Roe vs Wade

It really irks me when falsehoods are used to support a position, and in this case it is the New York Times editorial on Judge Alito.

The NYT have said “Nearly 70 percent said they would oppose Judge Alito’s nomination if they thought he would vote to make abortion illegal – which it appears he might well do.”

This is quite simply wrong and shows a total misunderstanding of what Roe vs Wade was and is about. The constitutional status of abortion is the US is not simply a matter of legal vs illegal. It is a matter being a constitutional right or not – and that is a huge difference.

As an example, if tomorrow the Supreme Court reversed itself and threw out Roe vs Wade, would that change the legality of abortion at all? The answer is no. Abortions would still be legal. However state governments could, if they so chose, pass laws over time restricting abortions. Incidentially they already do pass such laws – such as time limits so one can’t abort at week 35, so Roe vs Wade is already not an absolute.

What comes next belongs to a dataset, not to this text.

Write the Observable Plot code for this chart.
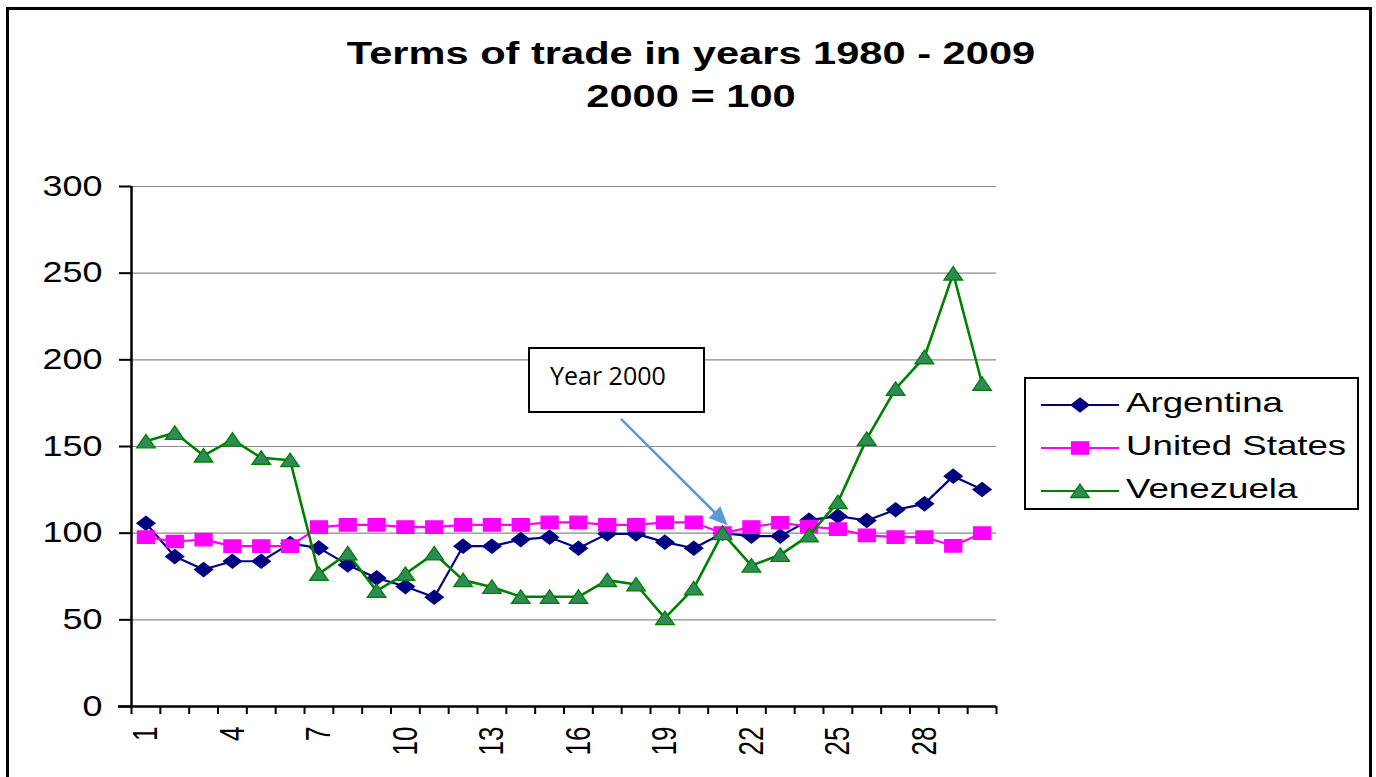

Now with 70% of the population favouring legal access to abortion, it is in fact quite possible in most areas there would be no change at all. Certainly the notion put forward by the NYT that the Supreme Court can rule abortion illegal is fanciful. They can not. They can simply uphold, or not, the legality of laws passed by legislatures or by referenda.

Many people outside the US, including myself initially, can’t work out why abortion is such a big issue in the US. The reason is Roe vs Wade. Conservatives believe it was an outraegous stretching of the Constitution to read into it a constitutional right to abortion. They believe that it was wrong for five Supreme Court Judges to decide this issue, rather than the people or the legislatures who do so in pretty much every other country. By having the Supreme Court deicde, it has removed the ability of the people to decide – and that is why so many conservatives want to see Roe vs Wade over-turned. They don’t want to then outlaw abortion (Ireland is an example of why that doesn’t work) but they do want the right to vote on the issue themselves, and decide what are the appropriate controls around it.

To quote from dissenting Judge White:

“I find nothing in the language or history of the Constitution to support the Court’s judgment. The Court simply fashions and announces a new constitutional right for pregnant mothers and, with scarcely any reason or authority for its action, invests that right with sufficient substance to override most existing state abortion statutes. The upshot is that the people and the legislatures of the 50 States are constitutionally disentitled to weigh the relative importance of the continued existence and development of the fetus, on the one hand, against a spectrum of possible impacts on the mother, on the other hand. As an exercise of raw judicial power, the Court perhaps has authority to do what it does today; but, in my view, its judgment is an improvident and extravagant exercise of the power of judicial review that the Constitution extends to this Court.

I personally don’t think it would be a positive step forward to over-turn Roe vs Wade now. I do support pro-choice. However I suspect that if Roe vs Wade had never been passed, then a woman’s right to abortion would be little different today, and it would be far less of a political issue.

I am not alone in this. Liberal Justice Ruth Bader Ginsburg has said that Roe v. Wade terminated a nascent democratic movement to liberalize abortion laws which might have built a more durable consensus in support of abortion rights.